→ INPUT:
########

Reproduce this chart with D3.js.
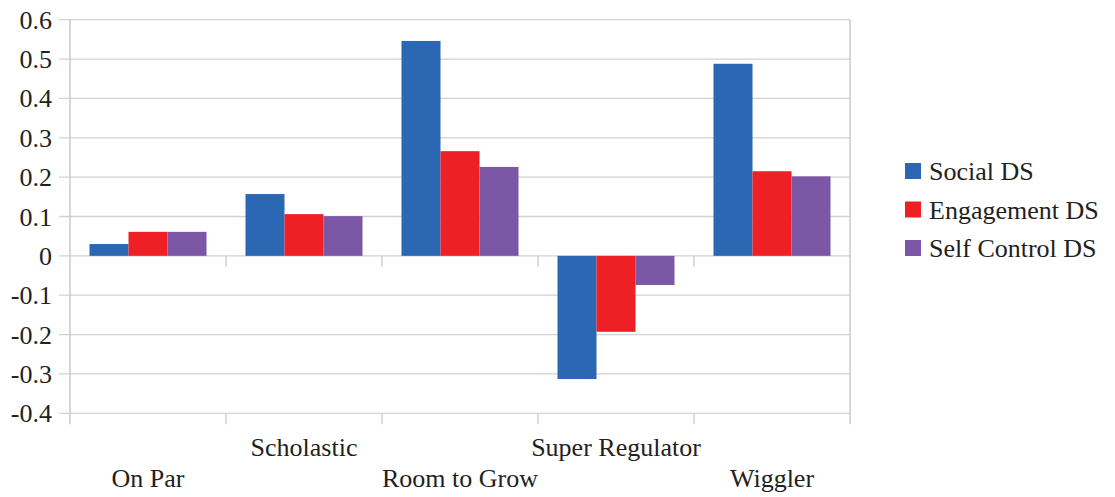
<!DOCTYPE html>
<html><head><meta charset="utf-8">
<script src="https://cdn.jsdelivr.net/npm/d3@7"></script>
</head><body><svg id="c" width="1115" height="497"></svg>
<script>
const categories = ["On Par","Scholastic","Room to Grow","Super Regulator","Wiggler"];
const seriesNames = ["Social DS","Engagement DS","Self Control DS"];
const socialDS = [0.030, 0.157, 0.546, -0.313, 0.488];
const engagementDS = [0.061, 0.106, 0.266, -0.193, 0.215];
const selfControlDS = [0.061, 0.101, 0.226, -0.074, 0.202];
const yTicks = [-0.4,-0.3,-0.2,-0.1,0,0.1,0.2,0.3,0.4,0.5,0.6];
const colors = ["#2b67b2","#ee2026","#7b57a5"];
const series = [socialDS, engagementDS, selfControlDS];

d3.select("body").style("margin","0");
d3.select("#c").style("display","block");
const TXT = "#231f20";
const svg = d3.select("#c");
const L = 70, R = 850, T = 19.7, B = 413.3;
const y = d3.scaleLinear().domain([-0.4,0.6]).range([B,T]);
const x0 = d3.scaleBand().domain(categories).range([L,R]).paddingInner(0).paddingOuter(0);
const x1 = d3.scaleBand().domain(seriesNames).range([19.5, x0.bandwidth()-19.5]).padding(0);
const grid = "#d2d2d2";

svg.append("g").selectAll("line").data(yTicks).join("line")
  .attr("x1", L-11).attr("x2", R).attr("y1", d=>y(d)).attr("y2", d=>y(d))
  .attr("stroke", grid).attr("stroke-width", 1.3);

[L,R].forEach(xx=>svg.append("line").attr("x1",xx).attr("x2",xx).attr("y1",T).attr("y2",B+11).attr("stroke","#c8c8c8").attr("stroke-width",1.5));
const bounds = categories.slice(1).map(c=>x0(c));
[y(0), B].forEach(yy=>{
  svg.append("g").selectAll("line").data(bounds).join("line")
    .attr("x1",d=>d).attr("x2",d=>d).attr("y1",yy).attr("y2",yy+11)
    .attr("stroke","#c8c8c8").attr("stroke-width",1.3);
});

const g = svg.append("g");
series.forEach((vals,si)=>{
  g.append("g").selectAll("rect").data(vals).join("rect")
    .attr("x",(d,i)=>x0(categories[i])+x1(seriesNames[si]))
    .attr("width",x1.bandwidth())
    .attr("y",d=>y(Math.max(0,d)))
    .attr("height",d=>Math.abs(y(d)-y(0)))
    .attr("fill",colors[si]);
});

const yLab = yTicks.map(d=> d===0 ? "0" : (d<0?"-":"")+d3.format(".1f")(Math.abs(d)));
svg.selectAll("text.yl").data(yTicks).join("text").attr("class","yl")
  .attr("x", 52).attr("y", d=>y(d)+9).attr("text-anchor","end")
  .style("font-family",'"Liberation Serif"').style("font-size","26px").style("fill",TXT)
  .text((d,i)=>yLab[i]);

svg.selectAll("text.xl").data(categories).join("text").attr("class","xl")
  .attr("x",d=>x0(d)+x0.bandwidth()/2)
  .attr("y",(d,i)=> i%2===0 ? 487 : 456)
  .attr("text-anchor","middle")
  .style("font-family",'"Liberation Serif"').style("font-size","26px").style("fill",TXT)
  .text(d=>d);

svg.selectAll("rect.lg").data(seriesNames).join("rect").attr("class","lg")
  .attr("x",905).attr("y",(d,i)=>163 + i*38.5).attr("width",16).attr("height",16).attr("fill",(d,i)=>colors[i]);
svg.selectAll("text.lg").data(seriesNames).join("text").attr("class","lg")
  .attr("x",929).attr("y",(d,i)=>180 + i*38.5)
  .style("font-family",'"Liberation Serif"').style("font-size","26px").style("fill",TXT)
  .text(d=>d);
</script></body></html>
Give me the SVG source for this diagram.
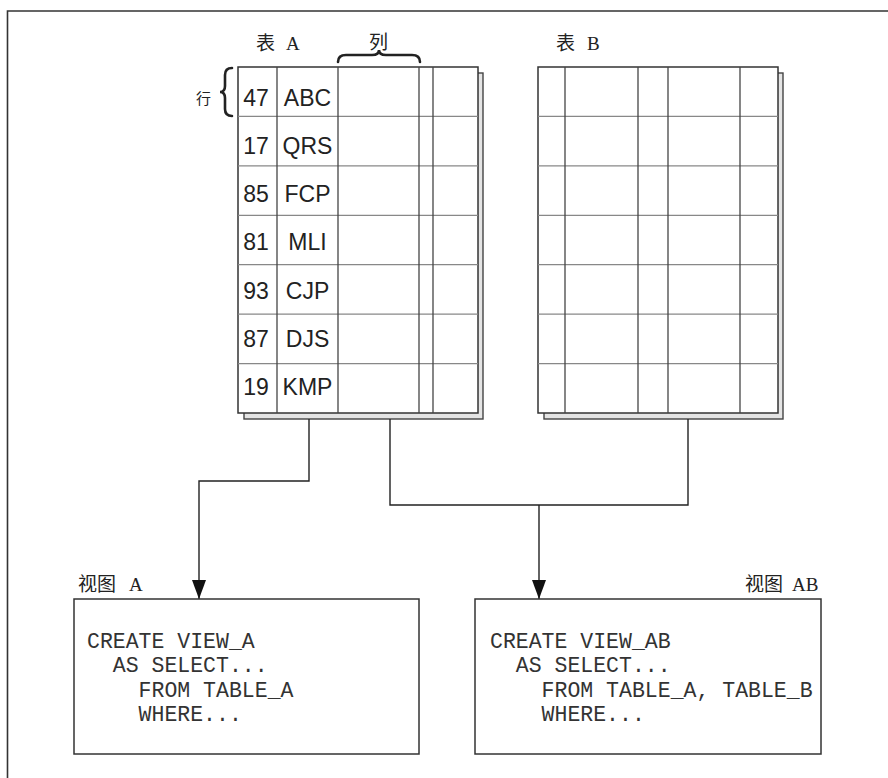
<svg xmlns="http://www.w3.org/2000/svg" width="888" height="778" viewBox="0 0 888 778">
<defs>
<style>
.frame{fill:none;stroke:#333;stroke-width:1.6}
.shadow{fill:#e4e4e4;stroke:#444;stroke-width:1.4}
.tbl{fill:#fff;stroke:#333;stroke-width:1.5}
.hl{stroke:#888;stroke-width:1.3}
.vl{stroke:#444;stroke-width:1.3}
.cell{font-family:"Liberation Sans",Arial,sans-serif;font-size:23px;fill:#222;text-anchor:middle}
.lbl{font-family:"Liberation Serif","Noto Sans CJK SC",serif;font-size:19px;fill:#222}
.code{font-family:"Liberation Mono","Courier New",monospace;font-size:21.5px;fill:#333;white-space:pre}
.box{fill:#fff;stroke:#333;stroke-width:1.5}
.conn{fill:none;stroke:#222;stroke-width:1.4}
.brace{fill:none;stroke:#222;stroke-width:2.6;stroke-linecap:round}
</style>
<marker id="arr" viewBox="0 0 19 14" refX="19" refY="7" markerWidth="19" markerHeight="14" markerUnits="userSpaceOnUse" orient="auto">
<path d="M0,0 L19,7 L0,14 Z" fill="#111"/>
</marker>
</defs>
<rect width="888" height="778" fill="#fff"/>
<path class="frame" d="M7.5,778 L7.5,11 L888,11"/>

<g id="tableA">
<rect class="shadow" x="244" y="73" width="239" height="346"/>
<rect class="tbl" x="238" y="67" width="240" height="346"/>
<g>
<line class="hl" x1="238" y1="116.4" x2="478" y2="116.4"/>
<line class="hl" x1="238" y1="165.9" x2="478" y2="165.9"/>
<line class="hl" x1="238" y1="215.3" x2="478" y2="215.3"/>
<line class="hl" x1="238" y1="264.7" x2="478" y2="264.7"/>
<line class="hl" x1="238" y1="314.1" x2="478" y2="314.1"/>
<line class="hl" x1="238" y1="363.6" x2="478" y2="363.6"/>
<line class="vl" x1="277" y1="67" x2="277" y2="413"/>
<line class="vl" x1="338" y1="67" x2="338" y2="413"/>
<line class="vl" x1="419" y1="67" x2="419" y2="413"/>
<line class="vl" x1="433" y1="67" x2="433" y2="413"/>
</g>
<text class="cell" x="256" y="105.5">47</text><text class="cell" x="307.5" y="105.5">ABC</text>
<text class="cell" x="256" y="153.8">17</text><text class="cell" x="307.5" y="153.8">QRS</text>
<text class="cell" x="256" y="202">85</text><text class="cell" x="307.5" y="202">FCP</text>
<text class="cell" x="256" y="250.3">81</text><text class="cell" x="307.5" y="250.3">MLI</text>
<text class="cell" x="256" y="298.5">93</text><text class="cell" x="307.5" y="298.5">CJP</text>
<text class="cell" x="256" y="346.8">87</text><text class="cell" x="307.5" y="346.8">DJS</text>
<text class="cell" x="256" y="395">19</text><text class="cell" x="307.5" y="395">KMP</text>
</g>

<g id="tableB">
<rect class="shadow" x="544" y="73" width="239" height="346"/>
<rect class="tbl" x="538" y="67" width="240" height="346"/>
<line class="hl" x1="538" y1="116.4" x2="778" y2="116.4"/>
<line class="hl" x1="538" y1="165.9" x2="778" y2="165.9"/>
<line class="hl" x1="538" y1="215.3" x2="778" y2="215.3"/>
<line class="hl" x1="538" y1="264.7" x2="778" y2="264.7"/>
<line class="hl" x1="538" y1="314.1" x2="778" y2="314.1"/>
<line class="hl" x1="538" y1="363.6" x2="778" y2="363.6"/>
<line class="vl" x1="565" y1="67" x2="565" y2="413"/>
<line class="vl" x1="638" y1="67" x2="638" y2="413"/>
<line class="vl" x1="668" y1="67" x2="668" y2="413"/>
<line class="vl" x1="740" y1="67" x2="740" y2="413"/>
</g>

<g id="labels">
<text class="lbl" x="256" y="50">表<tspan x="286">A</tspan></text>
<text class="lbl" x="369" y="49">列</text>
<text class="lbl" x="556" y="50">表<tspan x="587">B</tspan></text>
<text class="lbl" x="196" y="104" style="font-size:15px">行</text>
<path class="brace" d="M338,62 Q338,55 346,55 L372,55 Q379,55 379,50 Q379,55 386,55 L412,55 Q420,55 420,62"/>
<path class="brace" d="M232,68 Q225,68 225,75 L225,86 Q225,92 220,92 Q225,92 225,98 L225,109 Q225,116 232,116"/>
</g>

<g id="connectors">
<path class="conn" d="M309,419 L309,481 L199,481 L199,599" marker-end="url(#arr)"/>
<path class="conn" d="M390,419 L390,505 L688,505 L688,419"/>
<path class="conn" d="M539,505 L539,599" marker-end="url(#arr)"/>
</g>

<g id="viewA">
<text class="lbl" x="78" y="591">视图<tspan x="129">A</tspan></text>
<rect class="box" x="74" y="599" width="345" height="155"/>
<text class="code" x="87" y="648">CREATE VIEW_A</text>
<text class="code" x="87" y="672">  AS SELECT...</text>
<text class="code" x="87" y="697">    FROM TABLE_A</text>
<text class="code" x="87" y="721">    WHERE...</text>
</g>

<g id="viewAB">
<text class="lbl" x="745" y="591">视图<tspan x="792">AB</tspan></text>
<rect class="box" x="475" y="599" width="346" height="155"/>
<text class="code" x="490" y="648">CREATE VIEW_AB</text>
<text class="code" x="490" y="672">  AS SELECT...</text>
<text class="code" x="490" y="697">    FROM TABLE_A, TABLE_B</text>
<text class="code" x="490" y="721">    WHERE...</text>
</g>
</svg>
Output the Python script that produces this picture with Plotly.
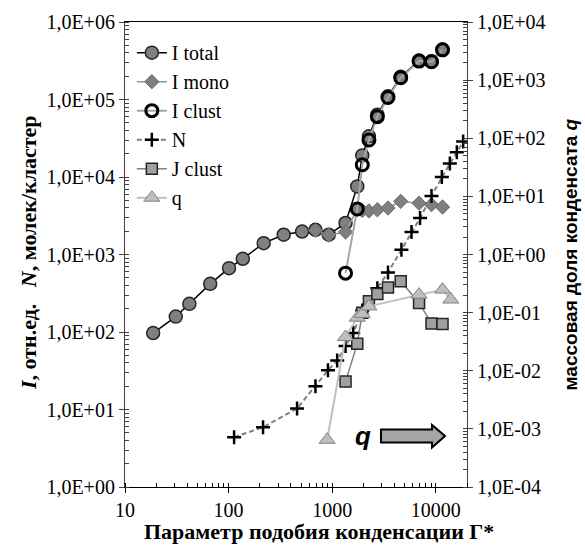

########

→ TASK REQUIREMENTS: Select and copy every line of the material that holds the string "this".

→ FINAL ANSWER:
Reproduce this chart with D3.js.
Give me the SVG source for this diagram.
Output the Python script that produces this picture with Plotly.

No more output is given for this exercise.